Let me start by talking about the deal. Were buying Wachovias retail bank, its private bank, its middle-market business and its corporate investment bank. We are not buying its retail brokerage and asset management business. We are paying approximately $2.2 billion in common stock as consideration. To finance this deal, were raising approximately $10 billion of common equity and are issuing $12 billion of preferred stock and warrants to the FDIC. Were reducing our dividend by half. All of these things together keep our capital ratios very strong.
We have identified $312 billion of risk assets on Wachovias balance sheet. Our maximum loss exposure on these assets is the $30 billion of expected losses were taking up front and another $12 billion over the next three years with no more than $4 billion a year. This combination makes sense for us strategically. It makes sense for our shareholders, our customers and our people. Let me talk about each of these.

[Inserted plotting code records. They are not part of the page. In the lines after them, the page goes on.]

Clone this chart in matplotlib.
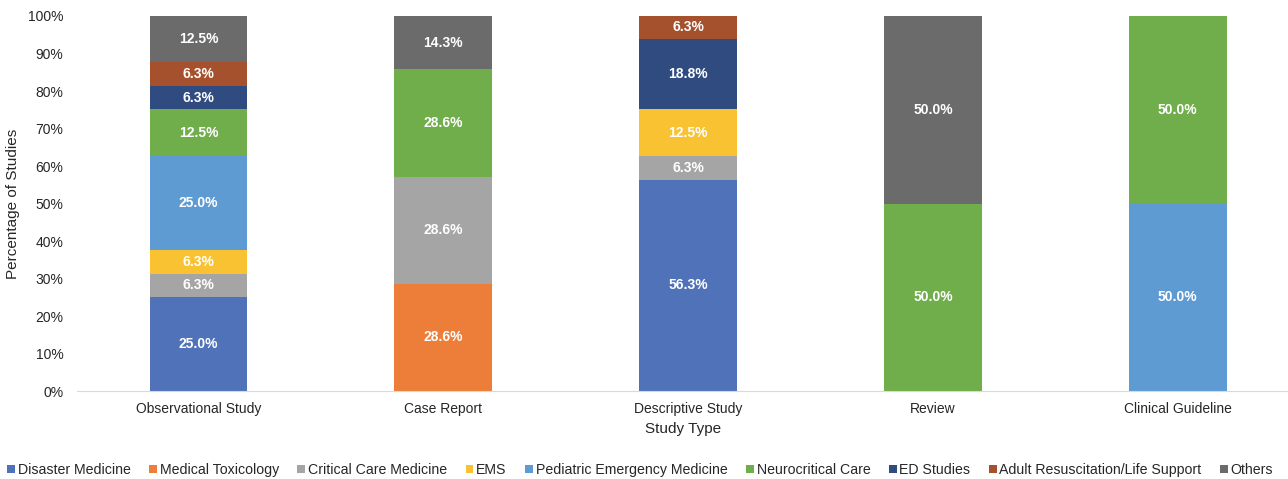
import matplotlib.pyplot as plt
import numpy as np

plt.rcParams['font.family'] = ['Liberation Sans', 'DejaVu Sans']

study_types = ["Observational Study", "Case Report", "Descriptive Study", "Review", "Clinical Guideline"]
categories = ["Disaster Medicine", "Medical Toxicology", "Critical Care Medicine", "EMS",
              "Pediatric Emergency Medicine", "Neurocritical Care", "ED Studies",
              "Adult Resuscitation/Life Support", "Others"]
colors = ["#4f72b8", "#ec7e3a", "#a5a5a5", "#f8c232", "#5e9bd3", "#6fae4a", "#2f4b7f", "#a5512d", "#6b6b6b"]

# percent per category, one entry per study type
disaster = [25.0, 0, 56.3, 0, 0]
toxicology = [0, 28.6, 0, 0, 0]
critical_care = [6.3, 28.6, 6.3, 0, 0]
ems = [6.3, 0, 12.5, 0, 0]
pediatric = [25.0, 0, 0, 0, 50.0]
neuro = [12.5, 28.6, 0, 50.0, 50.0]
ed_studies = [6.3, 0, 18.8, 0, 0]
adult_resus = [6.3, 0, 6.3, 0, 0]
others = [12.5, 14.3, 0, 50.0, 0]

series = [disaster, toxicology, critical_care, ems, pediatric, neuro, ed_studies, adult_resus, others]

fig = plt.figure(figsize=(12.88, 4.79), dpi=100)
ax = fig.add_axes([0.06, 0.1837, 0.94, 0.7829])

x = np.arange(len(study_types))
bottom = np.zeros(len(study_types))
for name, vals, col in zip(categories, series, colors):
    vals = np.array(vals)
    ax.bar(x, vals, 0.4, bottom=bottom, color=col, label=name)
    for xi, v, b in zip(x, vals, bottom):
        if v > 0:
            ax.text(xi, min(b + v / 2, (b + 100) / 2), "%.1f%%" % v, ha="center", va="center",
                    color="white", fontsize=10, fontweight="bold")
    bottom += vals

ax.set_xlim(-0.495, 4.45)
ax.set_ylim(0, 100)
ax.set_yticks(np.arange(0, 101, 10))
ax.set_yticklabels(["%d%%" % v for v in range(0, 101, 10)])
ax.set_xticks(x)
ax.set_xticklabels(study_types)
ax.tick_params(axis="both", length=0, labelsize=10, colors="#262626")
ax.tick_params(axis="y", pad=10)
ax.tick_params(axis="x", pad=8)
for s in ["top", "right", "left"]:
    ax.spines[s].set_visible(False)
ax.spines["bottom"].set_color("#d9d9d9")

ax.set_xlabel("Study Type", fontsize=11, color="#262626", labelpad=4)
ax.set_ylabel("Percentage of Studies", fontsize=11, color="#262626", labelpad=6)

handles, labels = ax.get_legend_handles_labels()
fig.legend(handles, labels, loc="center", bbox_to_anchor=(0.497, 0.019), ncol=9, frameon=False, fontsize=10.2,
           handlelength=0.55, handleheight=0.55, handletextpad=0.2, columnspacing=1.3, labelcolor="#262626",
           borderpad=0, borderaxespad=0)

fig.savefig("out.png", dpi=100)
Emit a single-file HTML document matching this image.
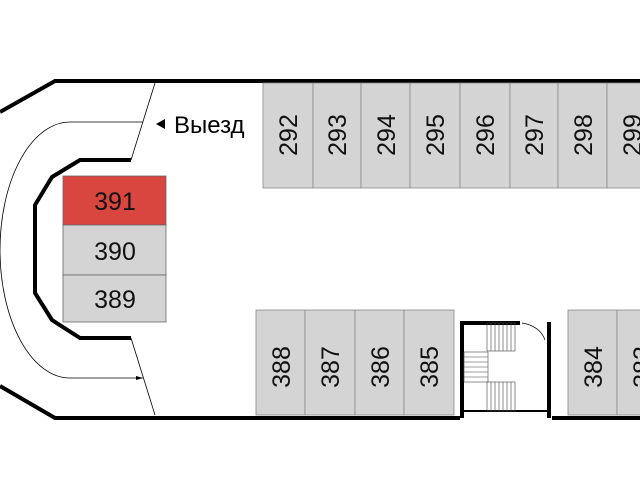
<!DOCTYPE html><html><head><style>body{margin:0;background:#fff}</style></head><body>
<svg width="640" height="480" xmlns="http://www.w3.org/2000/svg" font-family="Liberation Sans, sans-serif">
<rect width="640" height="480" fill="#fff"/>
<g stroke="#000" stroke-width="4" fill="none">
<polyline points="0,112 55,81 640,81"/>
<polyline points="0,386 55,418 460,418"/>
<polyline points="552,418 640,418"/>
<polyline points="131,160 80,160 52,177 35,205 35,293 52,320 80,338 131,338"/>
</g>
<g stroke="#000" stroke-width="0.8" fill="none">
<line x1="155" y1="83" x2="131" y2="160"/>
<line x1="131" y1="338" x2="155" y2="415"/>
<path d="M143,122 H70 A70,128 0 0 0 70,378 H143"/>
</g>
<polygon points="143,378 136,376 136,380" fill="#000"/>
<polygon points="156,124 165,119 165,129" fill="#000"/>
<text x="174" y="133" font-size="24">Выезд</text>
<g stroke="#666" stroke-width="0.8">
<rect x="63" y="176" width="103" height="49" fill="#d9463f"/>
<rect x="63" y="225" width="103" height="50" fill="#d4d4d4"/>
<rect x="63" y="275" width="103" height="47" fill="#d4d4d4"/>
</g>
<g font-size="25" text-anchor="middle" fill="#111">
<text x="115" y="210">391</text><text x="115" y="260">390</text><text x="115" y="308">389</text>
</g>
<g stroke="#888" stroke-width="0.8" fill="#d4d4d4">
<rect x="263" y="83" width="50" height="105"/><rect x="313" y="83" width="48" height="105"/>
<rect x="361" y="83" width="49" height="105"/><rect x="410" y="83" width="50" height="105"/>
<rect x="460" y="83" width="50" height="105"/><rect x="510" y="83" width="48" height="105"/>
<rect x="558" y="83" width="49" height="105"/><rect x="607" y="83" width="49" height="105"/>
<rect x="256" y="310" width="49" height="105"/><rect x="305" y="310" width="50" height="105"/>
<rect x="355" y="310" width="49" height="105"/><rect x="404" y="310" width="50" height="105"/>
<rect x="568" y="310" width="49" height="105"/><rect x="617" y="310" width="49" height="105"/>
</g>
<g font-size="25" fill="#111" text-anchor="middle">
<text transform="translate(297,135) rotate(-90)">292</text>
<text transform="translate(346,135) rotate(-90)">293</text>
<text transform="translate(395,135) rotate(-90)">294</text>
<text transform="translate(444,135) rotate(-90)">295</text>
<text transform="translate(494,135) rotate(-90)">296</text>
<text transform="translate(543,135) rotate(-90)">297</text>
<text transform="translate(592,135) rotate(-90)">298</text>
<text transform="translate(641,135) rotate(-90)">299</text>
<text transform="translate(290,367) rotate(-90)">388</text>
<text transform="translate(339,367) rotate(-90)">387</text>
<text transform="translate(389,367) rotate(-90)">386</text>
<text transform="translate(438,367) rotate(-90)">385</text>
<text transform="translate(602,367) rotate(-90)">384</text>
<text transform="translate(651,367) rotate(-90)">383</text>
</g>
<g stroke="#000" fill="none">
<polyline points="462,418 462,323 520,323" stroke-width="4"/>
<line x1="549" y1="322" x2="549" y2="418" stroke-width="4"/>
<line x1="462" y1="411" x2="549" y2="411" stroke-width="2"/>
<path d="M522,323 Q540,326 545,340" stroke-width="0.7"/>
</g>
<g stroke="#444" stroke-width="0.6" fill="none">
<rect x="487" y="323" width="28" height="28"/>
<rect x="464" y="352" width="24" height="30"/>
<rect x="487" y="382" width="28" height="29"/>
<path d="M491,323v28M495,323v28M499,323v28M503,323v28M507,323v28M511,323v28"/>
<path d="M464,357h24M464,362h24M464,367h24M464,372h24M464,377h24"/>
<path d="M491,382v29M495,382v29M499,382v29M503,382v29M507,382v29M511,382v29"/>
</g>
</svg>
</body></html>
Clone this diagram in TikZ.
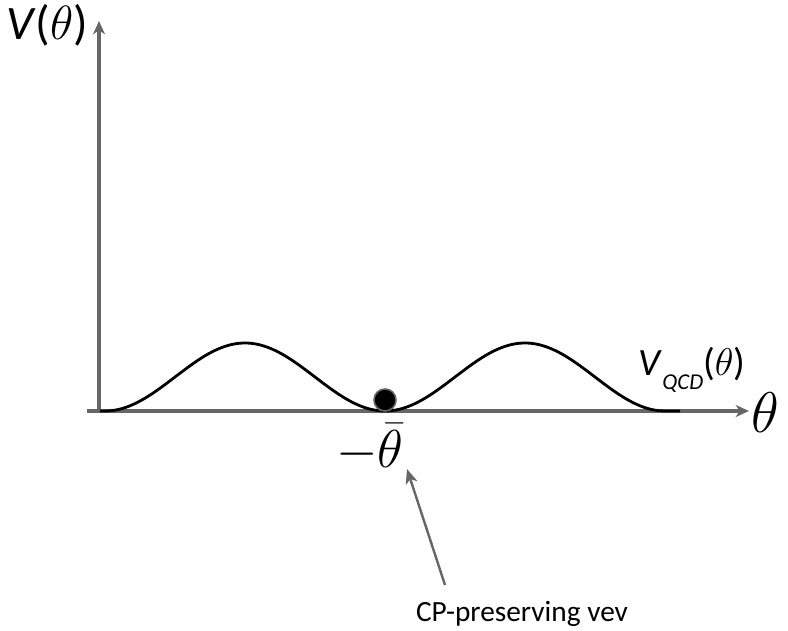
\RequirePackage{fix-cm}
\documentclass[tikz,border=0pt]{standalone}
\usepackage{fontspec}
\setmainfont{Carlito}
\usetikzlibrary{arrows.meta}
\definecolor{axisgray}{HTML}{666666}

\begin{document}
\begin{tikzpicture}[x=0.75pt, y=-0.75pt,
    axis/.style={draw=axisgray, line width=2.3pt, -{Stealth[length=10pt, width=9pt, inset=3pt]}},
    potential/.style={draw=black, line width=2.1pt},
    pointer/.style={draw=axisgray, line width=1.8pt, -{Stealth[length=11pt, width=9pt, inset=3pt]}},
    ball/.style={circle, fill=black, draw=axisgray, line width=1.2pt, inner sep=0pt, minimum size=16.5pt},
    lbl/.style={inner sep=0pt}
]
\useasboundingbox (0,0) rectangle (788,631);

% axes
\coordinate (origin) at (99,411);
\coordinate (xstart) at (87,411);
\coordinate (xend) at (749,411);
\coordinate (yend) at (99,21);
\draw[axis] (xstart) -- (xend);
\draw[axis] (origin) -- (yend);

% two-bump potential
\draw[potential] (100,411) -- plot[domain=105:665, samples=120, smooth] (\x, {411-34*(1-cos((\x-385)*9/7))}) -- (680,411);

% labels
\node[lbl] (vlabel) at (47,25) {\fontsize{36}{40}\selectfont\textit{V}($\theta$)};
\node[lbl, anchor=base] (vqcd) at (692,375) {\fontsize{29}{32}\selectfont\textit{V}\raisebox{-11pt}{\fontsize{17}{20}\selectfont\textit{QCD}}($\theta$)};
\node[lbl] (thetalabel) at (765,413) {\fontsize{43}{46}\selectfont$\theta$};
\node[lbl] (minbar) at (370,448) {\fontsize{40}{44}\selectfont$-\bar{\theta}$};

% vacuum
\node[ball] (vacuum) at (385,400) {};

% pointer to the minimum
\node[lbl, anchor=base] (vev) at (522,621) {\fontsize{22}{25}\selectfont CP-preserving vev};
\coordinate (vevtail) at (445,585);
\coordinate (vevtip) at (407,469);
\draw[pointer] (vevtail) -- (vevtip);
\end{tikzpicture}
\end{document}
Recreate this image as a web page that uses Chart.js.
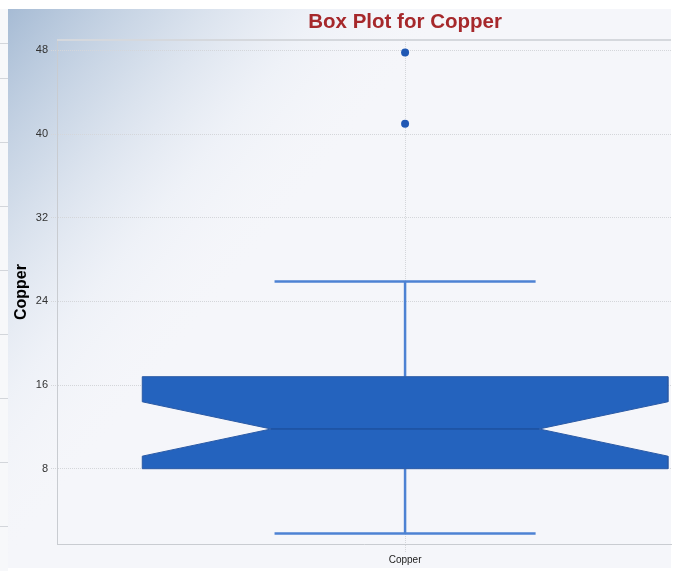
<!DOCTYPE html>
<html lang="en">
<head>
<meta charset="UTF-8">
<title>Box Plot for Copper</title>
<style>
    html, body {
        margin: 0;
        padding: 0;
        background: #ffffff;
    }
    #wrap {
        width: 681px;
        height: 571px;
    }
</style>
</head>
<body>
<div id="wrap"><canvas id="boxChart" width="681" height="571"></canvas></div>

<script src="https://cdn.jsdelivr.net/npm/chart.js"></script>
<script>
    // values
    const categories = ['Copper'];
    const q1 = [8.0];
    const median = [11.8];
    const q3 = [16.8];
    const notchLow = [9.2];
    const notchHigh = [14.4];
    const whiskerLow = [1.8];
    const whiskerHigh = [25.9];
    const outliers = [[47.8, 41.0]];
    const yTicks = [8, 16, 24, 32, 40, 48];
    const yMin = 0.8;
    const yMax = 49;

    // box geometry (x units, category i sits at x = i + 1)
    const xMax = 1.764;
    const boxHalf = 0.755;
    const notchHalf = 0.385;
    const capHalf = 0.375;

    const FONT = "'Liberation Sans', Arial, sans-serif";
    const BOX_BLUE = '#2463be';
    const WHISKER_BLUE = '#4d82d3';

    const datasets = [];
    categories.forEach((cat, i) => {
        const xc = i + 1;
        datasets.push({
            label: cat + ' box',
            data: [
                {x: xc - boxHalf, y: q1[i]},
                {x: xc - boxHalf, y: notchLow[i]},
                {x: xc - notchHalf, y: median[i]},
                {x: xc - boxHalf, y: notchHigh[i]},
                {x: xc - boxHalf, y: q3[i]},
                {x: xc + boxHalf, y: q3[i]},
                {x: xc + boxHalf, y: notchHigh[i]},
                {x: xc + notchHalf, y: median[i]},
                {x: xc + boxHalf, y: notchLow[i]},
                {x: xc + boxHalf, y: q1[i]},
                {x: xc - boxHalf, y: q1[i]}
            ],
            showLine: true,
            fill: 'shape',
            backgroundColor: BOX_BLUE,
            borderColor: '#2a5aa6',
            borderWidth: 1,
            borderJoinStyle: 'miter',
            pointRadius: 0,
            order: 2
        });
        datasets.push({
            label: cat + ' median',
            data: [{x: xc - notchHalf, y: median[i]}, {x: xc + notchHalf, y: median[i]}],
            showLine: true,
            borderColor: '#1a4890',
            borderWidth: 1,
            pointRadius: 0,
            order: 1
        });
        // whiskers + caps
        [[q3[i], whiskerHigh[i]], [q1[i], whiskerLow[i]]].forEach(([from, to]) => {
            datasets.push({
                label: cat + ' whisker',
                data: [{x: xc, y: from}, {x: xc, y: to}],
                showLine: true,
                borderColor: WHISKER_BLUE,
                borderWidth: 2.5,
                pointRadius: 0,
                order: 3
            });
            datasets.push({
                label: cat + ' cap',
                data: [{x: xc - capHalf, y: to}, {x: xc + capHalf, y: to}],
                showLine: true,
                borderColor: WHISKER_BLUE,
                borderWidth: 2.5,
                pointRadius: 0,
                order: 3
            });
        });
        datasets.push({
            label: cat + ' outliers',
            data: outliers[i].map(v => ({x: xc, y: v})),
            showLine: false,
            pointRadius: 4,
            pointBackgroundColor: '#2058b4',
            pointBorderColor: '#2058b4',
            pointBorderWidth: 0,
            order: 0
        });
    });

    const backdrop = {
        id: 'backdrop',
        beforeDraw(chart) {
            const ctx = chart.ctx;
            const W = chart.width, H = chart.height;
            ctx.save();
            ctx.fillStyle = '#ffffff';
            ctx.fillRect(0, 0, W, H);
            ctx.fillStyle = '#f7f8fa';
            ctx.fillRect(0, 9, 8, H - 9);
            // leftover lines on the left strip
            ctx.strokeStyle = '#d3d6db';
            ctx.lineWidth = 1;
            [43].concat([0, 1, 2, 3, 4, 5, 6, 7].map(k => 78 + 64 * k)).forEach(y => {
                ctx.beginPath();
                ctx.moveTo(0, y + 0.5);
                ctx.lineTo(8, y + 0.5);
                ctx.stroke();
            });
            ctx.fillStyle = '#f5f6fa';
            ctx.fillRect(8, 9, 663, H - 12);
            const g = ctx.createLinearGradient(8, 9, 280, 230);
            g.addColorStop(0, 'rgba(166,187,212,1)');
            g.addColorStop(0.35, 'rgba(196,210,227,0.75)');
            g.addColorStop(0.7, 'rgba(232,237,245,0.5)');
            g.addColorStop(1, 'rgba(245,246,250,0)');
            ctx.fillStyle = g;
            ctx.fillRect(8, 9, 663, H - 12);
            ctx.restore();
        },
        beforeDatasetsDraw(chart) {
            const {ctx, chartArea} = chart;
            ctx.save();
            ctx.strokeStyle = '#d5d8dd';
            ctx.lineWidth = 2;
            ctx.beginPath();
            ctx.moveTo(chartArea.left, chartArea.top);
            ctx.lineTo(chartArea.right, chartArea.top);
            ctx.stroke();
            ctx.restore();
        },
        afterDraw(chart) {
            const ctx = chart.ctx;
            ctx.save();
            ctx.font = "bold 20.5px " + FONT;
            ctx.fillStyle = '#a6282b';
            ctx.textAlign = 'center';
            ctx.textBaseline = 'middle';
            ctx.fillText('Box Plot for Copper', chart.scales.x.getPixelForValue(1), 22);
            ctx.restore();
        }
    };

    new Chart(document.getElementById('boxChart'), {
        type: 'scatter',
        data: {datasets: datasets},
        options: {
            responsive: false,
            animation: false,
            layout: {padding: {left: 8, top: 40, right: 10, bottom: 0}},
            plugins: {
                legend: {display: false},
                tooltip: {enabled: false}
            },
            scales: {
                x: {
                    type: 'linear',
                    min: 0,
                    max: xMax,
                    afterBuildTicks: s => { s.ticks = categories.map((c, i) => ({value: i + 1})); },
                    afterFit: s => { s.height = 27; },
                    ticks: {
                        callback: v => categories[Math.round(v) - 1] || '',
                        font: {family: FONT, size: 10},
                        color: '#222',
                        padding: 1,
                        maxRotation: 0
                    },
                    grid: {color: '#d4d6da', tickLength: 9, tickColor: '#d4d6da', tickBorderDash: [1, 1]},
                    border: {color: '#c9ccd1', width: 1, dash: [1, 1]}
                },
                y: {
                    min: yMin,
                    max: yMax,
                    afterBuildTicks: s => { s.ticks = yTicks.map(v => ({value: v})); },
                    afterFit: s => { s.width = 49; },
                    title: {
                        display: true,
                        text: 'Copper',
                        font: {family: FONT, size: 16, weight: 'bold'},
                        color: '#000',
                        padding: {top: 4, bottom: 0}
                    },
                    ticks: {font: {family: FONT, size: 11}, color: '#333', padding: 3},
                    grid: {color: '#d4d6da', tickLength: 6, tickColor: '#d4d6da', tickBorderDash: [1, 1]},
                    border: {color: '#c9ccd1', width: 1, dash: [1, 1]}
                }
            }
        },
        plugins: [backdrop]
    });
</script>
</body>
</html>
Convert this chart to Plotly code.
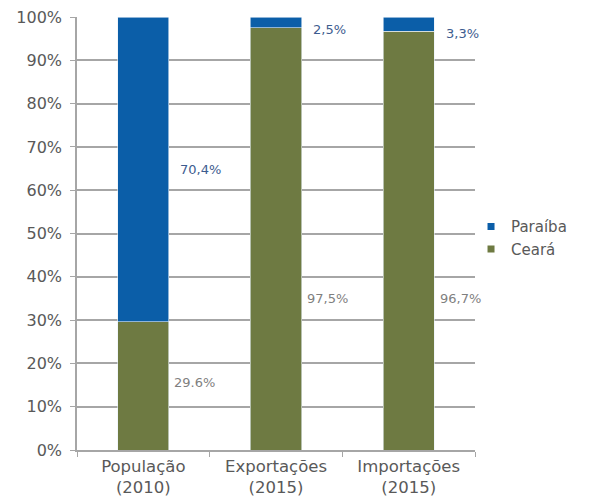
import plotly.graph_objects as go

# Participação percentual de cada estado
categorias = ["População<br>(2010)", "Exportações<br>(2015)", "Importações<br>(2015)"]
ceara = [29.6, 97.5, 96.7]
paraiba = [70.4, 2.5, 3.3]
rotulos_ceara = ["29.6%", "97,5%", "96,7%"]
rotulos_paraiba = ["70,4%", "2,5%", "3,3%"]

# Altura (em %) onde cada rótulo é escrito, à direita da barra
pos_rotulo_ceara = [15.5, 35.0, 35.0]
pos_rotulo_paraiba = [64.8, 97.2, 96.3]

AZUL = "#0b5ea8"
VERDE = "#6e7a42"
FONTE = "'DejaVu Sans', Verdana, sans-serif"

fig = go.Figure()
fig.add_trace(go.Bar(
    name="Ceará", x=categorias, y=[v / 100 for v in ceara], showlegend=False,
    marker=dict(color=VERDE, line=dict(color="#e8f0f8", width=0.6)),
))
fig.add_trace(go.Bar(
    name="Paraíba", x=categorias, y=[v / 100 for v in paraiba], showlegend=False,
    marker=dict(color=AZUL, line=dict(color="#e8f0f8", width=0.6)),
))
# Entradas da legenda com marcador quadrado pequeno
for nome, cor in [("Ceará", VERDE), ("Paraíba", AZUL)]:
    fig.add_trace(go.Scatter(
        name=nome, x=[None], y=[None], mode="markers",
        marker=dict(symbol="square", size=7, color=cor),
    ))

for cat, txt, pos in zip(categorias, rotulos_ceara, pos_rotulo_ceara):
    fig.add_annotation(x=cat, y=pos / 100, text=txt, showarrow=False,
                       xanchor="left", xshift=29, yanchor="middle",
                       font=dict(family=FONTE, size=13, color="#7f7f7f"))
for cat, txt, pos in zip(categorias, rotulos_paraiba, pos_rotulo_paraiba):
    fig.add_annotation(x=cat, y=pos / 100, text=txt, showarrow=False,
                       xanchor="left", xshift=35, yanchor="middle",
                       font=dict(family=FONTE, size=13, color="#3d5c8f"))

fig.update_layout(
    barmode="stack",
    bargap=0.615,
    width=595, height=502,
    margin=dict(l=77, r=120, t=17, b=52, autoexpand=False),
    paper_bgcolor="white", plot_bgcolor="white",
    font=dict(family=FONTE, size=15, color="#595959"),
    legend=dict(traceorder="reversed", x=0.99, y=0.49,
                xanchor="left", yanchor="middle", bgcolor="rgba(0,0,0,0)",
                font=dict(size=15, color="#595959"),
                itemwidth=30, tracegroupgap=6),
    showlegend=True,
)
fig.update_xaxes(
    automargin=False, range=[-0.5, len(categorias) - 0.5],
    showline=True, linecolor="#a6a6a6", linewidth=1.5,
    ticks="outside", tickson="boundaries", ticklen=5, tickcolor="#a6a6a6",
    tickfont=dict(size=16.5, color="#595959"),
)
fig.update_yaxes(
    automargin=False,
    range=[0, 1], dtick=0.1, tickformat=".0%",
    showline=True, linecolor="#a6a6a6", linewidth=1.5,
    ticks="outside", ticklen=5, tickcolor="#a6a6a6", ticklabelstandoff=5,
    showgrid=True, gridcolor="#a6a6a6", gridwidth=1.5,
    zeroline=False, tickfont=dict(size=16, color="#595959"),
)

fig.write_html("out.html")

Strategically, Wachovia is among the best retail franchises in the country, whether you look at its footprint, management, culture, service, technology. We all know it as a very strong and well-respected brand. This transaction completes Citis global universal bank model by adding depth to our US retail franchise. Well have approximately $600 billion of deposits in the US, giving us a 9.8% deposit share. Globally, well have $1.3 trillion of deposits, which makes it one of the largest deposit-taking institutions and clearly the largest US deposit-taking institution.
The transaction supports our goal to build a franchise with a high annuity-like earnings stream with controlled risk. It increases cash flow and capital generation, which in turn will help fuel our international growth. We believe there are significant synergies in our cash management business, in our cards business, in the SME area and in the mortgage business.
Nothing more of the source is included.